**What is being asked**
Retype, exactly as they stand, the lines from the start of the data to the line that contains "const ticksB = [0,5,10,15,20,25,30,35,40,45,50];", both ends included. Leave the pictures out.

**Collected data**
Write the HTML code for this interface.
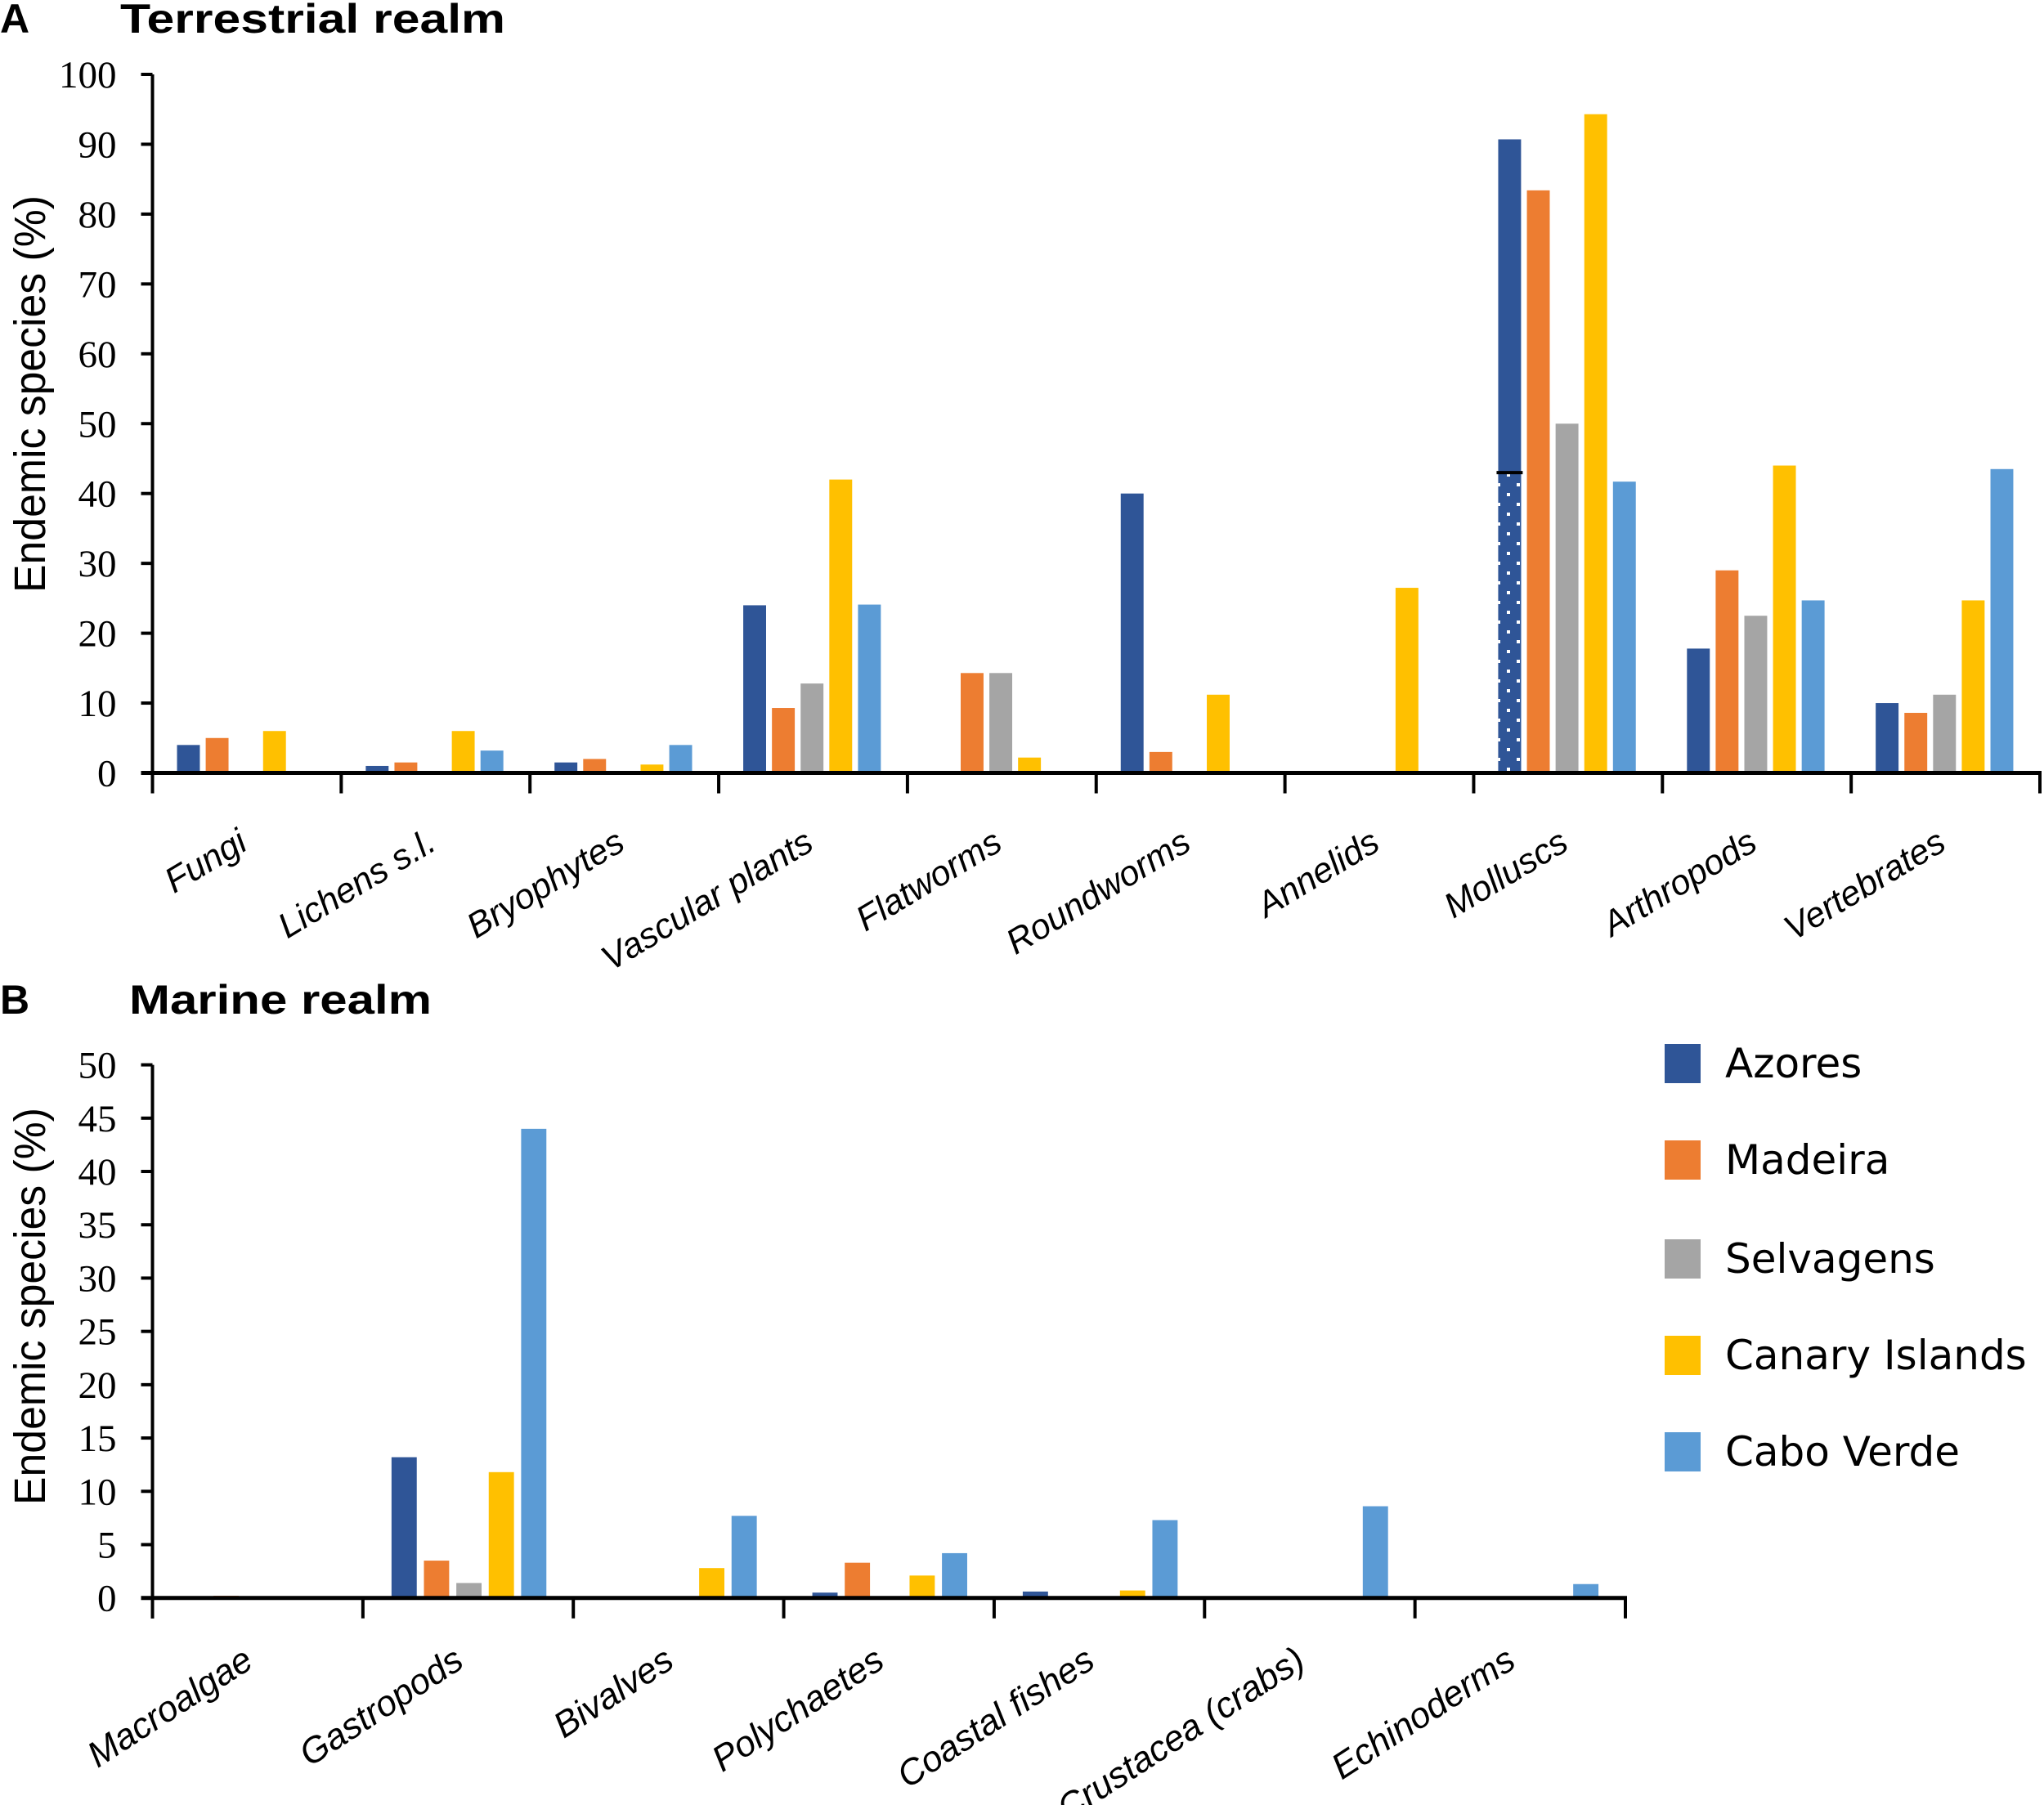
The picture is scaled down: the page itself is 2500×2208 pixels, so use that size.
<!DOCTYPE html>
<html><head><meta charset="utf-8"><style>
html,body{margin:0;padding:0;background:#fff;}
svg{display:block;}
</style></head><body>
<svg id="chart" width="2500" height="2208" viewBox="0 0 2500 2208" xmlns="http://www.w3.org/2000/svg">
<defs>
<pattern id="dots" patternUnits="userSpaceOnUse" width="24" height="24" x="1833" y="0">
<rect width="24" height="24" fill="#2F5597"/>
<rect x="10" y="3" width="4" height="4" fill="#fff"/>
<rect x="22" y="15" width="4" height="4" fill="#fff"/>
<rect x="-2" y="15" width="4" height="4" fill="#fff"/>
</pattern>
</defs>
<g id="root"></g>
</svg>
<script>
const seriesNames = ["Azores","Madeira","Selvagens","Canary Islands","Cabo Verde"];
const colors = ["#2F5597","#ED7D31","#A5A5A5","#FFC000","#5B9BD5"];

const catsA = ["Fungi","Lichens s.l.","Bryophytes","Vascular plants","Flatworms","Roundworms","Annelids","Molluscs","Arthropods","Vertebrates"];
const azoresA = [4,1,1.5,24,0,40,0,90.7,17.8,10];
const madeiraA = [5,1.5,2,9.3,14.3,3,0,83.4,29,8.6];
const selvagensA = [0,0,0,12.8,14.3,0,0,50,22.5,11.2];
const canaryA = [6,6,1.2,42,2.2,11.2,26.5,94.3,44,24.7];
const caboA = [0,3.2,4,24.1,0,0,0,41.7,24.7,43.5];
const ticksA = [0,10,20,30,40,50,60,70,80,90,100];
const molluscSplit = 43;

const catsB = ["Macroalgae","Gastropods","Bivalves","Polychaetes","Coastal fishes","Crustacea (crabs)","Echinoderms"];
const azoresB = [0,13.2,0,0.5,0.6,0,0];
const madeiraB = [0.2,3.5,0,3.3,0,0,0];
const selvagensB = [0,1.4,0,0,0,0,0];
const canaryB = [0,11.8,2.8,2.1,0.7,0,0];
const caboB = [0,44,7.7,4.2,7.3,8.6,1.3];
const ticksB = [0,5,10,15,20,25,30,35,40,45,50];

const SERIF = "font-family:'Liberation Serif','Times New Roman','DejaVu Serif',serif";
const SANS = "font-family:'Liberation Sans',Arial,sans-serif";
const DV = "font-family:'DejaVu Sans',Verdana,sans-serif";

const NS = "http://www.w3.org/2000/svg";
const root = document.getElementById('root');
function mk(tag, attrs, parent){
  const e = document.createElementNS(NS, tag);
  for (const k in attrs) e.setAttribute(k, attrs[k]);
  (parent||root).appendChild(e);
  return e;
}

function panel(cfg){
  const g = mk('g', {});
  
  
  const y = v => cfg.y0 - v / cfg.ymax * (cfg.y0 - cfg.ytop);
  const cw = (cfg.x1 - cfg.x0) / cfg.cats.length;
  const pitch = cw * cfg.pitchF, bw = cw * cfg.bwF, off = cw * cfg.offF;
  const data = cfg.series;
  cfg.cats.forEach((c, i) => {
    data.forEach((arr, s) => {
      const v = arr[i];
      if (v <= 0) return;
      const bx = cfg.x0 + i*cw + off + s*pitch;
      const r = mk('rect', {x: bx, y: y(v), width: bw, height: y(0)-y(v), fill: colors[s]}, g);
      
      
      if (cfg.split && c === cfg.split.cat && s === 0) {
        const h = mk('rect', {x: bx, y: y(cfg.split.v), width: bw, height: y(0)-y(cfg.split.v), fill: 'url(#dots)'}, g);
        
        
        const l = mk('line', {x1: bx-2, x2: bx+bw+2, y1: y(cfg.split.v), y2: y(cfg.split.v), stroke: '#000', 'stroke-width': 4}, g);
        
        
      }
    });
  });
  const ya = mk('line', {x1: cfg.x0, x2: cfg.x0, y1: cfg.ytop, y2: y(0)+25, stroke: '#000', 'stroke-width': 4}, g);
  
  
  const xa = mk('line', {x1: cfg.x0-14, x2: cfg.x1+2, y1: y(0), y2: y(0), stroke: '#000', 'stroke-width': 5}, g);
  
  
  cfg.ticks.forEach(t => {
    const tl = mk('line', {x1: cfg.x0-14, x2: cfg.x0, y1: y(t), y2: y(t), stroke: '#000', 'stroke-width': 4}, g);
    
    
    const tx = mk('text', {x: cfg.x0-44, y: y(t)+16, 'text-anchor': 'end', style: SERIF + ';font-size:47px', fill: '#000'}, g);
    tx.textContent = t;
    
    
  });
  for (let i = 0; i <= cfg.cats.length; i++) {
    const xt = cfg.x0 + i*cw;
    const tl = mk('line', {x1: xt, x2: xt, y1: y(0), y2: y(0)+25, stroke: '#000', 'stroke-width': 4}, g);
    
    
  }
  cfg.cats.forEach((c, i) => {
    const cx = cfg.x0 + i*cw + cw/2 + cfg.labDx;
    const t = mk('text', {x: cx, y: cfg.labY, 'text-anchor': 'end', transform: `rotate(${cfg.rot} ${cx} ${cfg.labY})`, style: SANS + ';font-style:italic;font-size:' + cfg.labFs + 'px', fill: '#000'}, g);
    t.textContent = c;
    
    
  });
  const yt = mk('text', {x: 0, y: 0, 'text-anchor': 'middle', transform: `translate(55 ${cfg.ytitleY}) rotate(-90)`, style: SANS + ';font-size:54px', textLength: 486, lengthAdjust: 'spacingAndGlyphs', fill: '#000'}, g);
  yt.textContent = 'Endemic species (%)';
  
  
}

panel({name: 'terrestrial-panel', cats: catsA, series: [azoresA, madeiraA, selvagensA, canaryA, caboA], ticks: ticksA, ymax: 100,
  x0: 186.5, x1: 2495, y0: 945.5, ytop: 91, pitchF: 0.152, bwF: 0.121, offF: 0.13, labDx: 3, labY: 1038, rot: -31, labFs: 43,
  ytitleY: 482, split: {cat: 'Molluscs', v: molluscSplit}});
panel({name: 'marine-panel', cats: catsB, series: [azoresB, madeiraB, selvagensB, canaryB, caboB], ticks: ticksB, ymax: 50,
  x0: 186.5, x1: 1988, y0: 1954.7, ytop: 1302.6, pitchF: 0.154, bwF: 0.12, offF: 0.136, labDx: -3, labY: 2038, rot: -33, labFs: 44,
  ytitleY: 1598});

[["A", 0, 40, "panel-a-letter", 0], ["Terrestrial realm", 147, 40, "panel-a-title", 471], ["B", 0, 1240, "panel-b-letter", 0], ["Marine realm", 158, 1240, "panel-b-title", 370]].forEach(d => {
  const t = mk('text', {x: d[1], y: d[2], style: SANS + ';font-weight:bold;font-size:50px', fill: '#000'});
  if (d[4]) { t.setAttribute('textLength', d[4]); t.setAttribute('lengthAdjust', 'spacingAndGlyphs'); }
  t.textContent = d[0];
  
  
});

const legY = [1301, 1419, 1540, 1658, 1776];
seriesNames.forEach((n, s) => {
  const r = mk('rect', {x: 2036, y: legY[s]-24, width: 44, height: 48, fill: colors[s]});
  
  
  const t = mk('text', {x: 2110, y: legY[s]+17, style: DV + ';font-size:50px', fill: '#000'});
  t.textContent = n;
  
  
});
</script>
</body></html>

**Response to the exercise**
Write the HTML code for this interface.
The picture is scaled down: the page itself is 2500×2208 pixels, so use that size.
<!DOCTYPE html>
<html><head><meta charset="utf-8"><style>
html,body{margin:0;padding:0;background:#fff;}
svg{display:block;}
</style></head><body>
<svg id="chart" width="2500" height="2208" viewBox="0 0 2500 2208" xmlns="http://www.w3.org/2000/svg">
<defs>
<pattern id="dots" patternUnits="userSpaceOnUse" width="24" height="24" x="1833" y="0">
<rect width="24" height="24" fill="#2F5597"/>
<rect x="10" y="3" width="4" height="4" fill="#fff"/>
<rect x="22" y="15" width="4" height="4" fill="#fff"/>
<rect x="-2" y="15" width="4" height="4" fill="#fff"/>
</pattern>
</defs>
<g id="root"></g>
</svg>
<script>
const seriesNames = ["Azores","Madeira","Selvagens","Canary Islands","Cabo Verde"];
const colors = ["#2F5597","#ED7D31","#A5A5A5","#FFC000","#5B9BD5"];

const catsA = ["Fungi","Lichens s.l.","Bryophytes","Vascular plants","Flatworms","Roundworms","Annelids","Molluscs","Arthropods","Vertebrates"];
const azoresA = [4,1,1.5,24,0,40,0,90.7,17.8,10];
const madeiraA = [5,1.5,2,9.3,14.3,3,0,83.4,29,8.6];
const selvagensA = [0,0,0,12.8,14.3,0,0,50,22.5,11.2];
const canaryA = [6,6,1.2,42,2.2,11.2,26.5,94.3,44,24.7];
const caboA = [0,3.2,4,24.1,0,0,0,41.7,24.7,43.5];
const ticksA = [0,10,20,30,40,50,60,70,80,90,100];
const molluscSplit = 43;

const catsB = ["Macroalgae","Gastropods","Bivalves","Polychaetes","Coastal fishes","Crustacea (crabs)","Echinoderms"];
const azoresB = [0,13.2,0,0.5,0.6,0,0];
const madeiraB = [0.2,3.5,0,3.3,0,0,0];
const selvagensB = [0,1.4,0,0,0,0,0];
const canaryB = [0,11.8,2.8,2.1,0.7,0,0];
const caboB = [0,44,7.7,4.2,7.3,8.6,1.3];
const ticksB = [0,5,10,15,20,25,30,35,40,45,50];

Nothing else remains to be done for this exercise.